Exercise aim
Transcribe every entry below word for word, but skip the pictures.

++++++++

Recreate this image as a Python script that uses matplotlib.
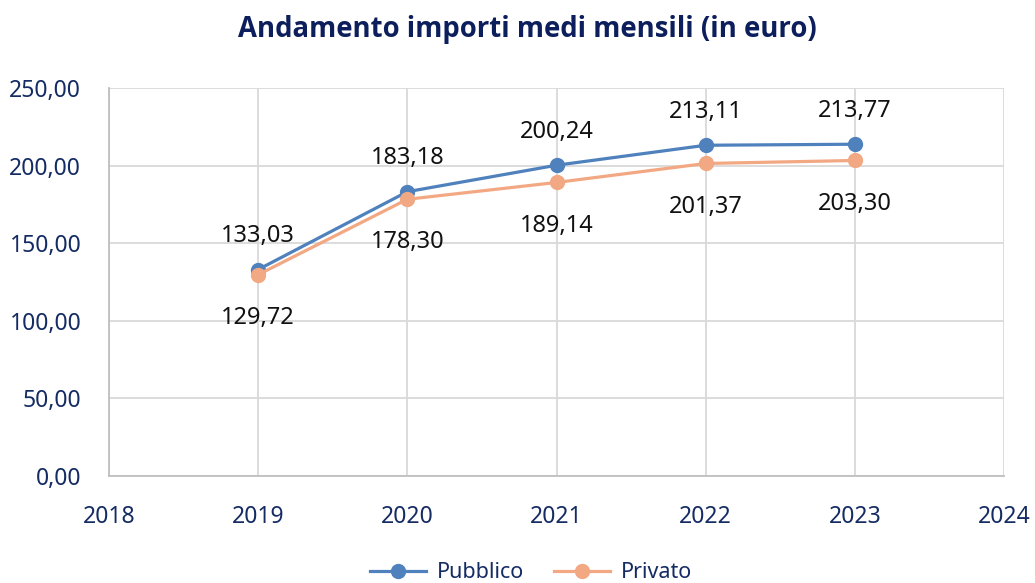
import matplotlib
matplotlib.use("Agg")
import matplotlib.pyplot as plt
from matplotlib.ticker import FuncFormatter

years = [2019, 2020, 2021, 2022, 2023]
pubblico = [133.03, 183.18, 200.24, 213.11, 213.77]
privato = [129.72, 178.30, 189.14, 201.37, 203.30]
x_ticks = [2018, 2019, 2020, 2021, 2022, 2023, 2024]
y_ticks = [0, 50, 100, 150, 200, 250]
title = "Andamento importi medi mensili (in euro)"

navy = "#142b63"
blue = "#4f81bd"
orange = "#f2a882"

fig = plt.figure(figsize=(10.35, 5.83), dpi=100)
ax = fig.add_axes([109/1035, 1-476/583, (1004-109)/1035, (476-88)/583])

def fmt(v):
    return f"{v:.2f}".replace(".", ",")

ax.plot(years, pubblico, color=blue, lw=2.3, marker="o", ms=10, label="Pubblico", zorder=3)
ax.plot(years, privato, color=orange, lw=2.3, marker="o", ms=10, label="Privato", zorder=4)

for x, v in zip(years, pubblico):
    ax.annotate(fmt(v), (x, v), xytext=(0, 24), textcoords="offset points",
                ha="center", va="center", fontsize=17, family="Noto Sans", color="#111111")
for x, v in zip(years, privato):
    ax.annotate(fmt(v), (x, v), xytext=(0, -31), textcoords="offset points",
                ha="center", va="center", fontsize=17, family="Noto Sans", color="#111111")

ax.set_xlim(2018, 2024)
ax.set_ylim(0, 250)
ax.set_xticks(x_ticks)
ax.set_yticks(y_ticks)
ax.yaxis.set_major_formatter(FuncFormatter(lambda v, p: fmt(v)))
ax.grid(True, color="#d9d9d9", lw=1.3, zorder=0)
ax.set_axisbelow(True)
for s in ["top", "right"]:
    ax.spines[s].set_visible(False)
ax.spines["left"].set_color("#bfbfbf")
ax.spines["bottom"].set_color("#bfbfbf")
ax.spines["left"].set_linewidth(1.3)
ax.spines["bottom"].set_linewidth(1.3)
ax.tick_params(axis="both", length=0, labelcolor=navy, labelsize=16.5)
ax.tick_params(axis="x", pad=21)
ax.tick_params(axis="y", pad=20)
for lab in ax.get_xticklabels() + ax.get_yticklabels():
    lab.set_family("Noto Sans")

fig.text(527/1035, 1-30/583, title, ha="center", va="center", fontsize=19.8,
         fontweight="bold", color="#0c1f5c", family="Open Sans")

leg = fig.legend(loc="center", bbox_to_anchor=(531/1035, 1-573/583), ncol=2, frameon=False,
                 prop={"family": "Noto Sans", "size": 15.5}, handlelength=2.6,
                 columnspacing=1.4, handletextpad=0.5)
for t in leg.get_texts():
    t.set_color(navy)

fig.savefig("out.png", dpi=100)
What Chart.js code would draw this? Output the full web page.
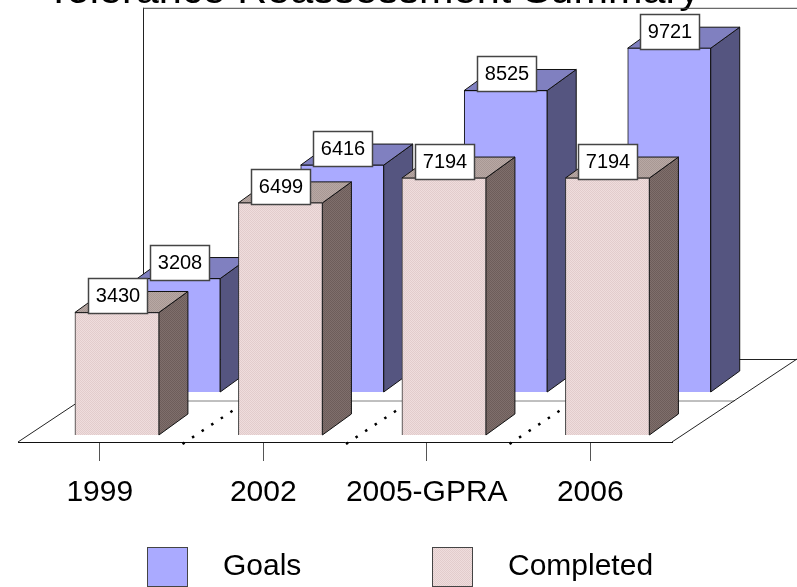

++++++++

Output for this exercise
Recreate this image as a Python script that uses matplotlib.
import matplotlib
matplotlib.use("Agg")
import matplotlib.pyplot as plt
from matplotlib.ticker import FuncFormatter

years = [2019, 2020, 2021, 2022, 2023]
pubblico = [133.03, 183.18, 200.24, 213.11, 213.77]
privato = [129.72, 178.30, 189.14, 201.37, 203.30]
x_ticks = [2018, 2019, 2020, 2021, 2022, 2023, 2024]
y_ticks = [0, 50, 100, 150, 200, 250]
title = "Andamento importi medi mensili (in euro)"

navy = "#142b63"
blue = "#4f81bd"
orange = "#f2a882"

fig = plt.figure(figsize=(10.35, 5.83), dpi=100)
ax = fig.add_axes([109/1035, 1-476/583, (1004-109)/1035, (476-88)/583])

def fmt(v):
    return f"{v:.2f}".replace(".", ",")

ax.plot(years, pubblico, color=blue, lw=2.3, marker="o", ms=10, label="Pubblico", zorder=3)
ax.plot(years, privato, color=orange, lw=2.3, marker="o", ms=10, label="Privato", zorder=4)

for x, v in zip(years, pubblico):
    ax.annotate(fmt(v), (x, v), xytext=(0, 24), textcoords="offset points",
                ha="center", va="center", fontsize=17, family="Noto Sans", color="#111111")
for x, v in zip(years, privato):
    ax.annotate(fmt(v), (x, v), xytext=(0, -31), textcoords="offset points",
                ha="center", va="center", fontsize=17, family="Noto Sans", color="#111111")

ax.set_xlim(2018, 2024)
ax.set_ylim(0, 250)
ax.set_xticks(x_ticks)
ax.set_yticks(y_ticks)
ax.yaxis.set_major_formatter(FuncFormatter(lambda v, p: fmt(v)))
ax.grid(True, color="#d9d9d9", lw=1.3, zorder=0)
ax.set_axisbelow(True)
for s in ["top", "right"]:
    ax.spines[s].set_visible(False)
ax.spines["left"].set_color("#bfbfbf")
ax.spines["bottom"].set_color("#bfbfbf")
ax.spines["left"].set_linewidth(1.3)
ax.spines["bottom"].set_linewidth(1.3)
ax.tick_params(axis="both", length=0, labelcolor=navy, labelsize=16.5)
ax.tick_params(axis="x", pad=21)
ax.tick_params(axis="y", pad=20)
for lab in ax.get_xticklabels() + ax.get_yticklabels():
    lab.set_family("Noto Sans")

fig.text(527/1035, 1-30/583, title, ha="center", va="center", fontsize=19.8,
         fontweight="bold", color="#0c1f5c", family="Open Sans")

leg = fig.legend(loc="center", bbox_to_anchor=(531/1035, 1-573/583), ncol=2, frameon=False,
                 prop={"family": "Noto Sans", "size": 15.5}, handlelength=2.6,
                 columnspacing=1.4, handletextpad=0.5)
for t in leg.get_texts():
    t.set_color(navy)

fig.savefig("out.png", dpi=100)
What Chart.js code would draw this? Output the full web page.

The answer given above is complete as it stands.